GKE cluster upgrade by switching to a new pool: will inter-cluster service communication fail?

9/20/2018

From this article(https://cloudplatform.googleblog.com/2018/06/Kubernetes-best-practices-upgrading-your-clusters-with-zero-downtime.html) I learnt that it is possible to create a new node pool, and cordon and drain old nodes one by one, so that workloads get re-scheduled to new nodes in the new pool.

To me, a new node pool seems to indicate a new cluster. The reason: we have two node pools in GKE, and they're listed as two separate clusters.

My question is: after the pods under a service get moved to a new node, if that service is being called from other pods in the old node, will this inter-cluster service call fail?

-- twimo
google-kubernetes-engine
kubernetes

2 Answers

9/20/2018

You don't create a new cluster per se. You upgrade the master(s) and then you create a new node pool with nodes that have a newer version. Make sure the new node pool shares the same network as the original node pool.

If you have a service with one replica (one pod) if that pod is living in one of the nodes you are upgrading you need to allow time for Kubernetes to create a new replica on a different node that is not being upgraded. For that time, your service will be unavailable.

If you have a service with multiple replicas chances are that you won't see any downtime unless for some odd reason all your replicas are scheduled on the same node.

Recommendation: scale your resources which serve your services (Deployments, DaemonSets, StatefulSets, etc) by one or two replicas before doing node upgrades.

StatefulSet tip: You will have some write downtime if you are running something like mysql in a master-slave config when you reschedule your mysql master.

-- Rico
Source: StackOverflow

9/21/2018

Note that creating a new node Pool does not create a new cluster. You can have multiple node pools within the same cluster. Workloads within the different node pools will still interact with each other since they are in the same cluster.

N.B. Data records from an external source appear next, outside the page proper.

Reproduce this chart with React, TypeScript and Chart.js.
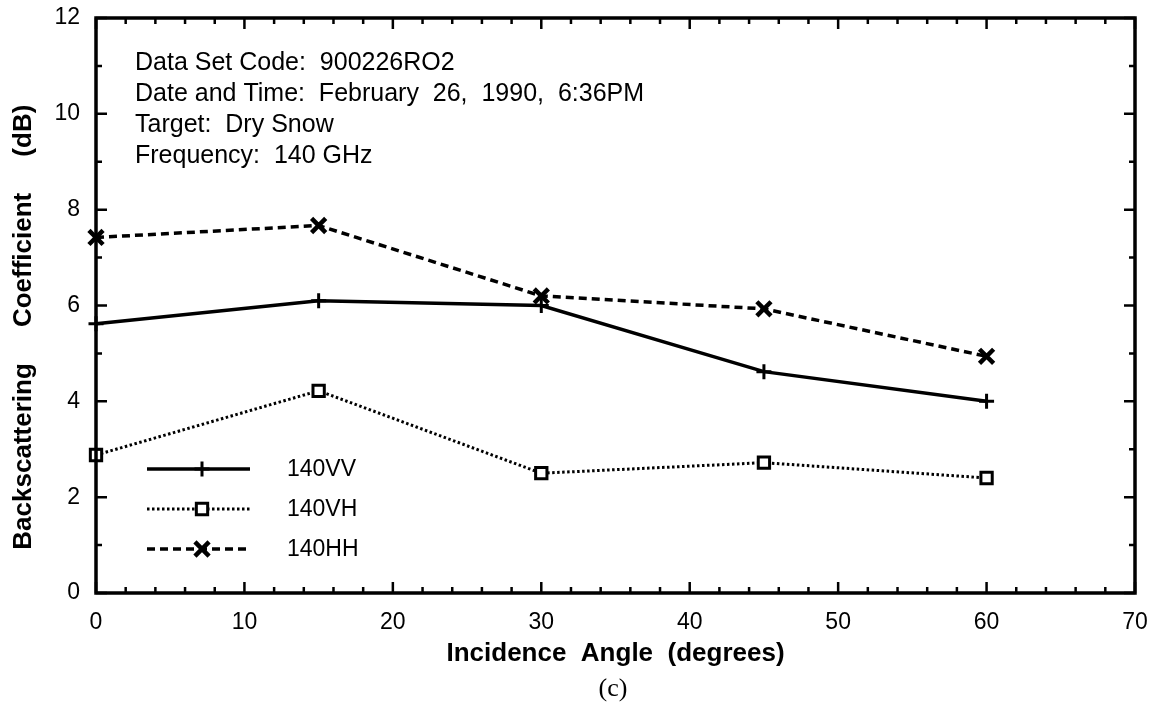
import React, { useEffect, useRef } from 'react';
import { Chart, registerables } from 'chart.js';
import { drawPoint } from 'chart.js/helpers';

Chart.register(...registerables);

// ---- data ----
const angles = [0, 15, 30, 45, 60];
const vv = [5.62, 6.1, 6.0, 4.62, 4.0];
const vh = [2.88, 4.22, 2.5, 2.72, 2.4];
const hh = [7.42, 7.67, 6.2, 5.93, 4.94];
const seriesLabels = ['140VV', '140VH', '140HH'];
const xRange = [0, 70];
const yRange = [0, 12];
const xMajorStep = 10;
const xMinorStep = 2;
const yMajorStep = 2;
const yMinorStep = 1;
const infoLines = [
  'Data Set Code:  900226RO2',
  'Date and Time:  February  26,  1990,  6:36PM',
  'Target:  Dry Snow',
  'Frequency:  140 GHz',
];
const xTitle = 'Incidence  Angle  (degrees)';
const yTitle = 'Backscattering     Coefficient     (dB)      ';
const caption = '(c)';

const FONT = "'Liberation Sans', Arial, Helvetica, sans-serif";

const toPoints = (ys: number[]) => angles.map((x, i) => ({ x, y: ys[i] }));

const framePlugin = {
  id: 'frameTicks',
  afterDatasetsDraw(chart: any) {
    const { ctx, chartArea } = chart;
    const xs = chart.scales.x;
    const ys = chart.scales.y;
    const { left, right, top, bottom } = chartArea;
    ctx.save();
    ctx.strokeStyle = '#000';
    ctx.lineWidth = 3.5;
    ctx.strokeRect(left, top, right - left, bottom - top);
    ctx.lineWidth = 2.5;
    ctx.beginPath();
    const major = 11;
    const minor = 6;
    for (let v = xRange[0]; v <= xRange[1] + 1e-9; v += xMinorStep) {
      const px = xs.getPixelForValue(v);
      const len = Math.abs(v % xMajorStep) < 1e-9 ? major : minor;
      ctx.moveTo(px, bottom);
      ctx.lineTo(px, bottom - len);
      ctx.moveTo(px, top);
      ctx.lineTo(px, top + len);
    }
    for (let v = yRange[0]; v <= yRange[1] + 1e-9; v += yMinorStep) {
      const py = ys.getPixelForValue(v);
      const len = Math.abs(v % yMajorStep) < 1e-9 ? major : minor;
      ctx.moveTo(left, py);
      ctx.lineTo(left + len, py);
      ctx.moveTo(right, py);
      ctx.lineTo(right - len, py);
    }
    ctx.stroke();
    ctx.restore();
  },
};

const textPlugin = {
  id: 'infoText',
  afterDraw(chart: any) {
    const { ctx } = chart;
    ctx.save();
    ctx.fillStyle = '#000';
    ctx.font = `25px ${FONT}`;
    ctx.textAlign = 'left';
    ctx.textBaseline = 'alphabetic';
    infoLines.forEach((line, i) => {
      ctx.fillText(line, 135, 70 + i * 31);
    });
    ctx.font = `26px 'Liberation Serif', 'Times New Roman', serif`;
    ctx.textAlign = 'center';
    ctx.textBaseline = 'middle';
    ctx.fillText(caption, 613, 689);
    ctx.restore();
  },
};

const legendPlugin = {
  id: 'innerLegend',
  afterDraw(chart: any) {
    const { ctx } = chart;
    ctx.save();
    chart.data.datasets.forEach((ds: any, i: number) => {
      const y = 469 + i * 40;
      ctx.strokeStyle = '#000';
      ctx.lineWidth = ds.borderWidth;
      ctx.setLineDash(ds.borderDash || []);
      ctx.beginPath();
      ctx.moveTo(147, y);
      ctx.lineTo(250, y);
      ctx.stroke();
      ctx.setLineDash([]);
      ctx.fillStyle = ds.pointBackgroundColor;
      ctx.strokeStyle = '#000';
      ctx.lineWidth = ds.pointBorderWidth;
      drawPoint(ctx, { pointStyle: ds.pointStyle, radius: ds.pointRadius, rotation: 0, borderWidth: ds.pointBorderWidth }, 202, y);
      ctx.fillStyle = '#000';
      ctx.font = `23px ${FONT}`;
      ctx.textAlign = 'left';
      ctx.textBaseline = 'middle';
      ctx.fillText(ds.label, 287, y + 1);
    });
    ctx.restore();
  },
};

export default function App() {
  const ref = useRef<HTMLCanvasElement>(null);
  useEffect(() => {
    if (!ref.current) return;
    Chart.defaults.font.family = FONT;
    Chart.defaults.color = '#000';
    const chart = new Chart(ref.current, {
      type: 'line',
      data: {
        datasets: [
          {
            label: seriesLabels[0],
            data: toPoints(vv),
            borderColor: '#000',
            borderWidth: 3.5,
            pointStyle: 'cross',
            pointRadius: 7.5,
            pointBorderWidth: 3,
            pointBackgroundColor: '#fff',
            pointBorderColor: '#000',
            clip: false,
          },
          {
            label: seriesLabels[1],
            data: toPoints(vh),
            borderColor: '#000',
            borderWidth: 3,
            borderDash: [2.5, 2.5],
            pointStyle: 'rect',
            pointRadius: 8,
            pointBorderWidth: 3,
            pointBackgroundColor: '#fff',
            pointBorderColor: '#000',
            clip: false,
          },
          {
            label: seriesLabels[2],
            data: toPoints(hh),
            borderColor: '#000',
            borderWidth: 3.5,
            borderDash: [8, 5],
            pointStyle: 'crossRot',
            pointRadius: 10,
            pointBorderWidth: 4.5,
            pointBackgroundColor: '#fff',
            pointBorderColor: '#000',
            clip: false,
          },
        ] as any,
      },
      options: {
        responsive: false,
        animation: false,
        layout: { autoPadding: false, padding: { left: 0, top: 18, right: 21, bottom: 0 } },
        plugins: { legend: { display: false }, tooltip: { enabled: false } },
        scales: {
          x: {
            type: 'linear',
            min: xRange[0],
            max: xRange[1],
            grid: { display: false, drawTicks: false },
            border: { display: false },
            ticks: { stepSize: xMajorStep, padding: 16, font: { size: 23, family: FONT }, color: '#000', maxRotation: 0 },
            title: {
              display: true,
              text: xTitle,
              color: '#000',
              font: { size: 26, weight: 'bold', family: FONT, lineHeight: 1.2 },
              padding: { top: 0, bottom: 47 },
            },
            afterFit: (s: any) => {
              s.height = 123;
              s.paddingLeft = 0;
              s.paddingRight = 0;
            },
          },
          y: {
            type: 'linear',
            min: yRange[0],
            max: yRange[1],
            grid: { display: false, drawTicks: false },
            border: { display: false },
            ticks: { stepSize: yMajorStep, padding: 16, font: { size: 23, family: FONT }, color: '#000' },
            title: {
              display: true,
              text: yTitle,
              color: '#000',
              font: { size: 26, weight: 'bold', family: FONT, lineHeight: 1.2 },
              padding: { top: 8, bottom: 0 },
            },
            afterFit: (s: any) => {
              s.width = 96;
              s.paddingTop = 0;
              s.paddingBottom = 0;
            },
          },
        },
      } as any,
      plugins: [framePlugin, textPlugin, legendPlugin],
    });
    return () => chart.destroy();
  }, []);
  return (
    <div style={{ position: 'absolute', left: 0, top: 0, width: 1156, height: 716, background: '#fff' }}>
      <canvas ref={ref} width={1156} height={716} style={{ display: 'block' }} />
    </div>
  );
}
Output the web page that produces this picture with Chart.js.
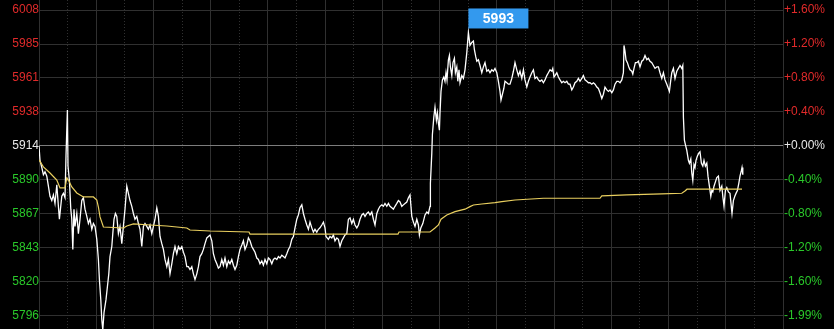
<!DOCTYPE html>
<html>
<head>
<meta charset="utf-8">
<script src="https://cdn.jsdelivr.net/npm/chart.js@4.4.1/dist/chart.umd.min.js"></script>
<style>
html,body{margin:0;padding:0;background:#000;}
canvas{display:block;}
</style>
</head>
<body>
<canvas id="trend" width="834" height="329"></canvas>
<script>
const basePrice = 5914;
const leftLabels = ['6008','5985','5961','5938','5914','5890','5867','5843','5820','5796'];
const rightLabels = ['+1.60%','+1.20%','+0.80%','+0.40%','+0.00%','-0.40%','-0.80%','-1.20%','-1.60%','-1.99%'];
const pctSteps = [1.6, 1.2, 0.8, 0.4, 0, -0.4, -0.8, -1.2, -1.6, -2.0];

// minutes into session
const times = [
  0,0.5,1.4,2.2,3,3.9,4.7,5.5,6.4,7.2,
  8,8.9,9.7,10.2,11.4,12.2,13,13.5,14.2,14.5,
  15.2,15.9,16.4,16.9,17.5,18,18.9,19.7,20.5,21.4,
  22.2,23,23.9,24.7,25.5,26.4,27.2,28,28.9,29.7,
  30.2,30.9,31.4,31.9,32.5,33.5,34.2,34.9,35.5,36.4,
  36.9,37.5,38.2,38.9,39.7,40.5,41.4,42.2,43,43.9,
  44.7,45.5,46.4,47.2,48,48.9,49.7,50.5,51.4,52.2,
  53,53.9,54.7,55.5,56.4,57.2,58,58.9,59.7,60.5,
  61.4,62.2,63,63.9,64.7,65.5,66.4,67.2,68,68.9,
  69.7,70.5,71.4,72.2,73,73.9,74.7,75.5,76.4,77.2,
  78,78.9,79.7,80.5,81.4,82.2,83,83.9,84.7,85.5,
  86.4,87.2,88,88.9,89.7,90.5,91.4,92.2,93,93.9,
  94.7,95.5,96.4,97.2,98,98.9,99.7,100.5,101.4,102.2,
  103,103.9,104.7,105.5,106.4,107.2,108,108.9,109.7,110.5,
  111.4,112.2,113,113.9,114.7,115.5,116.4,117.2,118,118.9,
  119.7,120.5,121.4,122.2,123,123.9,124.7,125.5,126.4,127.2,
  128,128.9,129.7,130.5,131.4,132.2,133,133.9,134.7,135.5,
  136.4,137.2,138,138.9,139.7,140.5,141.4,142.2,143,143.5,
  144.7,145.5,146.4,147.2,148,148.9,149.7,150.5,151.4,152.2,
  153,153.9,154.7,155.5,156.4,157.2,158,158.9,159.7,160.5,
  161.4,162.2,163,163.9,164.7,165.5,166.4,167.2,168,168.9,
  169.7,170.5,171.4,172.2,173,173.9,174.7,175.5,176.4,177.2,
  178,178.9,179.7,180.5,181.4,182.2,183,183.9,184.7,185.5,
  186.4,187.2,188,188.9,189.7,190.2,190.9,191.9,193,193.9,
  194.7,195.5,195.7,196.4,196.7,197.4,198,198.7,199.2,199.7,
  200.2,200.5,201,201.7,202.4,203,203.5,204,204.7,205.2,
  205.7,206.4,207,207.7,208.2,208.9,209.4,210,210.5,211.4,
  212.2,213,213.9,214.7,215.5,216.4,217.2,217.7,218.4,218.9,
  219.7,220.5,221.4,222.2,223,223.9,224.7,225.5,226.4,227.2,
  228,228.9,229.7,230.5,231,231.7,232.4,233,233.9,234.7,
  235.5,236.4,237.2,238,238.9,239.7,240.5,241.4,242.2,243,
  243.9,244.7,245.5,246.4,247.2,248,248.9,249.7,250.5,251.4,
  252.2,253,253.9,254.7,255.5,256.4,256.9,257.5,258,258.9,
  259.7,260.5,261.4,262.2,263,263.9,264.7,265.5,266.4,267.2,
  268,268.9,269.7,270.5,271.4,272.2,273,273.9,274.7,275.5,
  276.4,277.2,278,278.9,279.7,280.5,281.4,282.2,283,283.9,
  284.7,285.5,286.4,287.2,288,288.9,289.7,290.5,291.4,292.2,
  292.5,293,293.5,294.2,294.9,295.5,296.4,296.9,297.5,298.2,
  298.9,299.7,300.5,301.4,302.2,303,303.9,304.7,305.5,306.4,
  307.2,308,308.9,309.7,310.5,311.4,312.2,313,313.9,314.7,
  315.2,315.9,316.4,317.2,318,318.9,319.7,320.5,321.4,321.9,
  322.2,322.7,323.2,323.9,324.7,325.2,325.9,326.4,326.9,327.5,
  328,328.5,329.2,329.9,330.5,331.2,331.9,332.5,333.2,333.9,
  334.5,335.2,335.9,336.4,336.9,337.5,338.2,338.9,339.7,340.5,
  341.4,341.9,342.5,343.2,343.9,344.7,345.5,346,346.5,347.2,
  347.9,348.5,349.2,349.9,350.5,351.2,351.5,351.9
];
const prices = [
  5914,5904,5899,5894,5896,5893,5886,5879,5876,5880,
  5874,5887,5872,5863,5879,5881,5878,5907,5939,5900,
  5890,5870,5863,5842,5870,5858,5867,5853,5863,5876,
  5878,5870,5865,5860,5863,5856,5860,5858,5849,5835,
  5821,5807,5793,5786,5798,5807,5816,5825,5837,5844,
  5853,5863,5867,5865,5853,5858,5846,5858,5870,5886,
  5881,5876,5872,5867,5863,5865,5860,5856,5844,5858,
  5860,5858,5856,5859,5853,5858,5863,5871,5865,5851,
  5846,5842,5835,5830,5835,5825,5832,5839,5844,5839,
  5844,5842,5844,5840,5837,5830,5830,5828,5830,5825,
  5821,5825,5830,5837,5839,5842,5846,5850,5851,5852,
  5848,5839,5835,5832,5829,5830,5835,5831,5836,5830,
  5834,5832,5835,5831,5828,5831,5837,5842,5845,5848,
  5842,5845,5850,5848,5844,5842,5840,5836,5835,5832,
  5834,5831,5835,5832,5836,5835,5832,5835,5836,5835,
  5837,5836,5838,5837,5836,5839,5842,5844,5849,5851,
  5857,5863,5866,5871,5873,5867,5863,5859,5856,5861,
  5857,5854,5856,5854,5856,5857,5859,5861,5857,5851,
  5849,5851,5850,5852,5848,5850,5849,5844,5848,5850,
  5852,5853,5863,5864,5860,5863,5859,5857,5859,5863,
  5866,5867,5865,5867,5868,5866,5868,5863,5859,5867,
  5870,5872,5873,5872,5874,5872,5874,5872,5871,5870,
  5872,5874,5876,5875,5872,5873,5874,5875,5878,5880,
  5865,5861,5858,5863,5859,5852,5857,5860,5866,5868,
  5867,5872,5888,5909,5922,5934,5941,5932,5937,5930,
  5925,5937,5952,5960,5962,5959,5965,5960,5974,5977,
  5969,5963,5972,5975,5965,5969,5959,5967,5958,5963,
  5961,5967,5979,5993,5984,5986,5987,5981,5976,5973,
  5974,5970,5965,5969,5972,5966,5967,5965,5967,5966,
  5968,5965,5959,5952,5946,5950,5954,5959,5958,5957,
  5957,5961,5966,5972,5967,5963,5966,5961,5967,5960,
  5955,5959,5962,5965,5967,5961,5962,5960,5959,5960,
  5958,5960,5963,5965,5967,5966,5968,5962,5963,5965,
  5962,5960,5958,5959,5958,5959,5957,5957,5953,5955,
  5958,5959,5961,5959,5961,5963,5960,5959,5958,5958,
  5957,5958,5957,5955,5954,5951,5947,5950,5955,5953,
  5952,5953,5951,5953,5957,5959,5959,5958,5960,5965,
  5984,5980,5974,5972,5969,5967,5966,5964,5968,5972,
  5972,5973,5969,5973,5974,5977,5974,5975,5973,5972,
  5970,5968,5969,5969,5965,5961,5965,5960,5957,5954,
  5952,5960,5965,5968,5961,5966,5968,5970,5968,5970,
  5934,5918,5915,5911,5904,5902,5905,5895,5890,5901,
  5899,5904,5907,5909,5910,5902,5900,5904,5900,5902,
  5893,5886,5879,5883,5882,5886,5889,5892,5893,5883,
  5886,5879,5872,5883,5885,5882,5881,5874,5867,5876,
  5879,5881,5883,5888,5893,5897,5899,5894
];

// average price line
const avgTimes = [0,2.2,5.5,8.9,10.5,13,13.9,14.7,16.4,18.9,22.2,27.2,28.9,29.7,30.5,32.2,42.2,43.9,47.2,55.5,
  63.9,73.9,75.5,85.5,105,105.5,179.5,180,195.5,198,199.7,201,203.9,208,213,215.5,217.2,221.4,228,231.4,
  238,252.2,280.5,281.4,293.9,311.4,321.4,323,324,351.5];
const avgPrices = [5904.3,5899.4,5895.2,5890.3,5884.8,5884.8,5891.7,5890.3,5885.5,5881.3,5878.5,5878.5,5876.4,5871.5,5864.6,5857.6,5856.9,5858.3,5859.7,5859,
  5858.3,5856.9,5855.5,5854.8,5854.1,5852.7,5852.7,5854.1,5854.1,5856.9,5859,5863,5866,5868.3,5870,5871.8,5872.9,5873.6,5874.5,5875.2,
  5876.4,5877.6,5877.6,5879.2,5879.9,5880.6,5881.1,5882.7,5883.9,5883.9];

const sessionLength = 372;
const gridCount = 26;
const yMin = 5786.6, yMax = 6015.6;

const red = '#e02a2a', green = '#2ac82a', white = '#e8e8e8';
const tickValues = pctSteps.map(p => basePrice * (1 + p / 100)).reverse();

function labelColor(ctx) {
  const v = ctx.tick.value;
  if (Math.abs(v - basePrice) < 0.01) return white;
  return v > basePrice ? red : green;
}

const maxTag = {
  id: 'maxTag',
  afterDatasetsDraw(chart) {
    const meta = chart.getDatasetMeta(1);
    let hi = 0;
    prices.forEach((p, i) => { if (p > prices[hi]) hi = i; });
    const pt = meta.data[hi];
    const c = chart.ctx;
    const w = 60, h = 20;
    const left = pt.x, top = pt.y - 4 - h;
    c.save();
    c.fillStyle = '#3399ee';
    c.fillRect(left, top, w, h);
    c.fillStyle = '#ffffff';
    c.font = 'bold 14px "Liberation Sans", Arial, sans-serif';
    c.textAlign = 'center';
    c.textBaseline = 'middle';
    c.fillText(String(prices[hi]), left + w / 2, top + h / 2 + 1);
    c.restore();
  }
};

const ctx = document.getElementById('trend').getContext('2d');
let trend = new Chart(ctx, {
  type: 'line',
  data: {
    datasets: [{
      label: 'avg',
      data: avgTimes.map((t, i) => ({x: t, y: avgPrices[i]})),
      borderColor: '#e9cf5f',
      borderWidth: 1.2,
      pointRadius: 0,
      tension: 0
    }, {
      label: 'price',
      data: times.map((t, i) => ({x: t, y: prices[i]})),
      borderColor: '#ffffff',
      borderWidth: 1.3,
      pointRadius: 0,
      tension: 0
    }]
  },
  options: {
    responsive: false,
    animation: false,
    devicePixelRatio: 1,
    layout: {padding: 0},
    plugins: {legend: {display: false}, tooltip: {enabled: false}},
    scales: {
      x: {
        type: 'linear',
        min: 0,
        max: sessionLength,
        afterBuildTicks: s => { s.ticks = Array.from({length: gridCount + 1}, (_, i) => ({value: i * sessionLength / gridCount})); },
        afterFit: s => { s.height = 0; s.paddingLeft = 0; s.paddingRight = 0; },
        ticks: {display: false},
        grid: {color: '#303030', lineWidth: 1, drawTicks: false},
        border: {display: false, dash: c => (c.index % 2 ? [1, 2] : [])}
      },
      y: {
        position: 'left',
        min: yMin,
        max: yMax,
        afterBuildTicks: s => { s.ticks = tickValues.map(v => ({value: v})); },
        afterFit: s => { s.width = 39; s.paddingTop = 0; s.paddingBottom = 0; },
        ticks: {
          padding: 0,
          color: labelColor,
          font: {family: '"Liberation Sans", Arial, sans-serif', size: 12},
          callback: (v, i) => leftLabels[leftLabels.length - 1 - i]
        },
        grid: {
          color: c => (Math.abs(c.tick.value - basePrice) < 0.01 ? '#7d7d7d' : '#303030'),
          drawTicks: false
        },
        border: {display: false}
      },
      y2: {
        position: 'right',
        min: yMin,
        max: yMax,
        afterBuildTicks: s => { s.ticks = tickValues.map(v => ({value: v})); },
        afterFit: s => { s.width = 51; s.paddingTop = 0; s.paddingBottom = 0; },
        ticks: {
          padding: 1,
          color: labelColor,
          font: {family: '"Liberation Sans", Arial, sans-serif', size: 12},
          callback: (v, i) => rightLabels[rightLabels.length - 1 - i]
        },
        grid: {display: false, drawTicks: false},
        border: {display: false}
      }
    }
  },
  plugins: [maxTag]
});
</script>
</body>
</html>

gcloud container node-pools create (the command to create node pools) requires that you specify the --cluster flag so that the new node pool is created within an existing cluster.

So to answer the question directly, following the steps from that Google link will not cause any service interruption nor will there be any issues with pods from the same cluster communicating with each other during your migration.

-- Patrick W
Source: StackOverflow